5 Things to consider before moving in Together

EVEN THE CONSIDERATION OF CREATING A HOME WITH YOUR HONEY CAN GIVE YOU BUTTERFLIES.

BUT IF YOU'RE NOT READY FOR SUCH A BIG STEP, IT CAN BE GROUNDS FOR DISASTER. 

Even the consideration of creating a home with your honey can give you butterflies.

But if you're not ready for such a big step, it can be grounds for disaster. 

Here are 5 things to consider before you sign on the dotted line: 

1. What is the status of our relationship? 

In answering this, you want to consider the amount of conflict that is occurring in your relationship, your relationship history, and commitment towards the future.

Healthy relationships should follow the 5:1 ratio - meaning for every negative interaction, there should be 5 positive interactions to counter the negative.

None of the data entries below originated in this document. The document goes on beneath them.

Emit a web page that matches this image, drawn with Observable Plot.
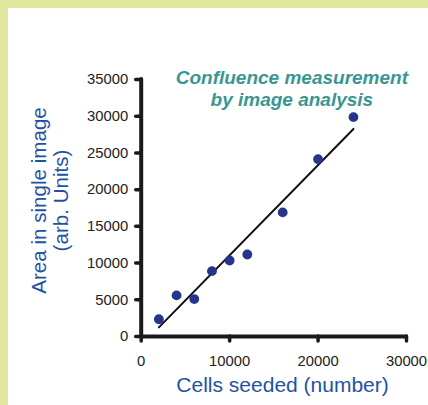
<!DOCTYPE html>
<html>
<head>
<meta charset="utf-8">
<script src="https://cdn.jsdelivr.net/npm/d3@7"></script>
<script src="https://cdn.jsdelivr.net/npm/@observablehq/plot@0.6"></script>
<style>
  html, body { margin: 0; padding: 0; }
  body { width: 428px; height: 405px; background: #dfe89c; position: relative; overflow: hidden; }
  #chart { position: absolute; left: 8px; top: 8px; width: 420px; height: 397px; background: #ffffff; }
  #chart svg { display: block; background: #ffffff; }
</style>
</head>
<body>
<div id="chart"></div>
<script>
// Data
const cellsSeeded = [2000, 4000, 6000, 8000, 10000, 12000, 16000, 20000, 24000];
const areaSingleImage = [2350, 5600, 5100, 8900, 10350, 11170, 16900, 24150, 29880];
const xTicks = [0, 10000, 20000, 30000];
const yTicks = [0, 5000, 10000, 15000, 20000, 25000, 30000, 35000];
const titleText = "Confluence measurement\nby image analysis";
const yLabelText = "Area in single image\n(arb. Units)";
const xLabelText = "Cells seeded (number)";

const table = cellsSeeded.map((c, i) => ({cells: c, area: areaSingleImage[i]}));

const font = "'Liberation Sans', Arial, Helvetica, sans-serif";
const axisColor = "#1a1a1a";

const chart = Plot.plot({
  width: 420,
  height: 397,
  marginLeft: 132.7,
  marginRight: 22,
  marginTop: 71,
  marginBottom: 69,
  style: {fontFamily: font, background: "#ffffff", overflow: "visible"},
  x: {domain: [0, 30000]},
  y: {domain: [0, 35000]},
  marks: [
    Plot.axisY({
      ticks: yTicks, tickSize: 5, tickPadding: 8, strokeWidth: 3.5, strokeLinecap: "round",
      stroke: axisColor, fill: "#222", fontSize: 14.8, tickFormat: d => String(d), label: null
    }),
    Plot.axisX({
      ticks: xTicks, tickSize: 5, tickPadding: 14, strokeWidth: 3.5, strokeLinecap: "round",
      stroke: axisColor, fill: "#222", fontSize: 14.8, tickFormat: d => String(d), label: null
    }),
    Plot.ruleX([0], {stroke: axisColor, strokeWidth: 4, strokeLinecap: "round"}),
    Plot.ruleY([0], {stroke: axisColor, strokeWidth: 4, strokeLinecap: "round"}),
    Plot.linearRegressionY(table, {x: "cells", y: "area", stroke: "#111", strokeWidth: 2, ci: 0}),
    Plot.dot(table, {x: "cells", y: "area", r: 4.9, fill: "#27348c", stroke: "none"}),
    Plot.text([titleText], {
      frameAnchor: "top", lineAnchor: "top", dx: 18, dy: -11.5, lineHeight: 1.16,
      fontSize: 19, fontWeight: "bold", fontStyle: "italic", fill: "#3a9693", textAnchor: "middle"
    }),
    Plot.text([yLabelText], {
      frameAnchor: "left", lineAnchor: "middle", rotate: -90, dx: -91.4, dy: -7.5, lineHeight: 1.1,
      fontSize: 20.6, fill: "#1f52a3", textAnchor: "middle"
    }),
    Plot.text([xLabelText], {
      frameAnchor: "bottom", lineAnchor: "top", dx: 8.7, dy: 41,
      fontSize: 21, fill: "#1f52a3", textAnchor: "middle"
    })
  ]
});
document.getElementById("chart").appendChild(chart);
</script>
</body>
</html>
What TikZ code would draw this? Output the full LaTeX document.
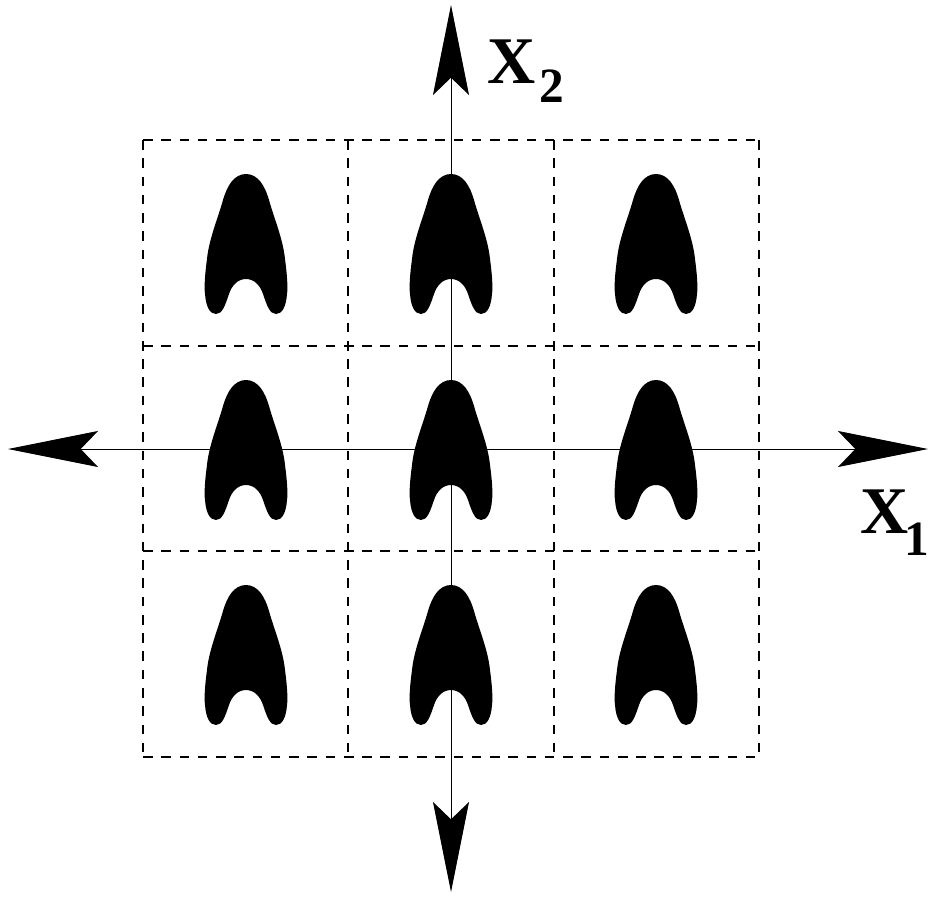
\documentclass[tikz,border=0pt]{standalone}
\usepackage{fontspec}
\setmainfont{Liberation Serif}
\usetikzlibrary{arrows.meta}

\tikzset{
	axisline/.style={line width=0.7pt, {Stealth[length=67.5pt,width=27pt,inset=13pt]}-{Stealth[length=67.5pt,width=27pt,inset=13pt]}},
	gridline/.style={line width=1.4pt, dash pattern=on 7.2pt off 6.5pt},
	axislabel/.style={inner sep=0pt, outer sep=0pt, anchor=base west, font=\bfseries\fontsize{50}{50}\selectfont},
	blob/.pic={
		\fill (0,0) .. controls (12,0) and (19,12) .. (23,26)
			.. controls (28,44) and (37,65) .. (39,85)
			.. controls (41,100) and (42,113) .. (41,120)
			.. controls (40,133) and (36,140) .. (30,140)
			.. controls (24,140) and (21,132) .. (17,120)
			.. controls (14,111) and (8,105) .. (0,105)
			.. controls (-8,105) and (-14,111) .. (-17,120)
			.. controls (-21,132) and (-24,140) .. (-30,140)
			.. controls (-36,140) and (-40,133) .. (-41,120)
			.. controls (-42,113) and (-41,100) .. (-39,85)
			.. controls (-37,65) and (-28,44) .. (-23,26)
			.. controls (-19,12) and (-12,0) .. (0,0) -- cycle;
	}
}

\begin{document}
\begin{tikzpicture}[x=0.75pt,y=-0.75pt]
	\useasboundingbox (0,0) rectangle (930,896);
	% dashed cells
	\foreach \gx in {143,348,554,759}
		\draw[gridline] (\gx,140) -- (\gx,757);
	\foreach \gy in {140,346,551,757}
		\draw[gridline] (143,\gy) -- (759,\gy);
	% axes
	\coordinate (west) at (8,449);
	\coordinate (east) at (928,449);
	\coordinate (north) at (451,5);
	\coordinate (south) at (451,892);
	\draw[axisline] (west) -- (east);
	\draw[axisline] (south) -- (north);
	% blobs
	\foreach \bx in {246,451,656}
		\foreach \by in {174,380,585}
			\pic at (\bx,\by) {blob};
	\node[axislabel] (x1) at (860,533) {X\raisebox{-17pt}{\fontsize{37}{37}\selectfont\hspace{-2.5pt}1}};
	\node[axislabel] (x2) at (487,83) {X\raisebox{-14.5pt}{\fontsize{37}{37}\selectfont\hspace{3pt}2}};
\end{tikzpicture}
\end{document}
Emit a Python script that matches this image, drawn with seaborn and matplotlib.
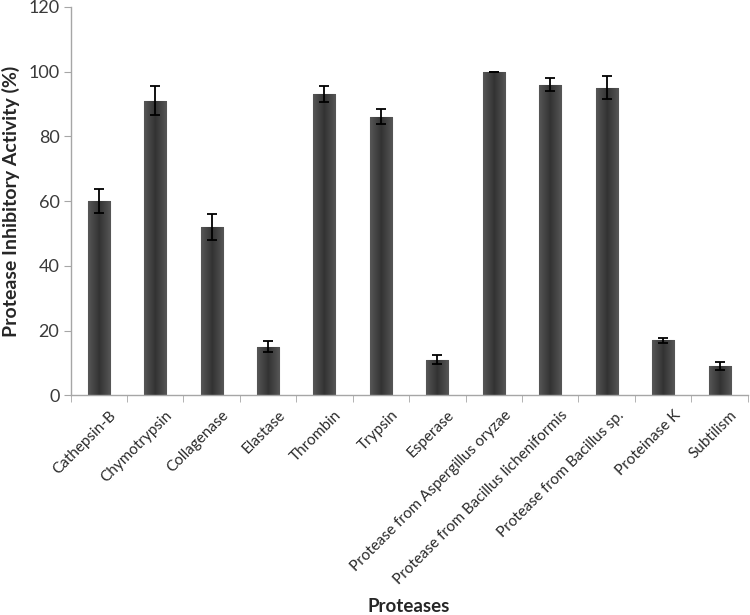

Relationships that are not solid have the potential to fizzle, and leases and mortgages are often difficult to break. 

2. Are we compatible room mates? 

Domestic bliss can be difficult to attain, even for the most seasoned couples. Understanding what role each of you will play in the household is important, and definitely a conversation that should take place before you get the keys to you're new place.

Knowing who will be responsible for which chores in addition to having an understanding about expectations for personal space, bathroom habits, pets, and visitors are all important things to consider.

Are you an early bird? Is your partner a night owl? Do you love having dinner parties weekly? Does your partner see their dwelling as a quiet place to recharge? When you're opposites, and can't find a balance, things can go downhill fast. 

3. Are we on the same page financially? 

Finances can cause major rifts between partners.  Sitting down and having a plan regarding who will pay for what, how often, will cut down on any surprises.

Contingency plans for job loss, unexpected illness and other life-changing events should also be discussed.

Will you be combining incomes? Keeping things separate? Splitting the rent 50/50? There is no right answer, but a clear expectation will set you up for less arguments down the line. 

4. Do we have a long term plan? 

Understanding what future plans each of you has and making sure you are on the same page will greatly benefit your relationship and make for a happy home.

Are you planning to get married? Buy a house? Have children? Will one of you be taking a job out of state in the future? Having clear goals as a couple is important. 

5. Am I emotionally ready for this commitment? 

Moving in with your partner might seem like the most awesome experience, no more weekends over, and devoting your items to a single drawer! But moving in together is a huge step, and when conflicts arise there is often less space between you to offer a retreat.

Consider what might happen if you were to split up, and make sure you have a financial plan for such. Taking an account of the relationship, and how you truly feel about the person you are thinking about moving in with.

What does your gut tell you about your future with this person? You may find that living together is as awesome as you had thought, but a little planning and forethought goes a long way!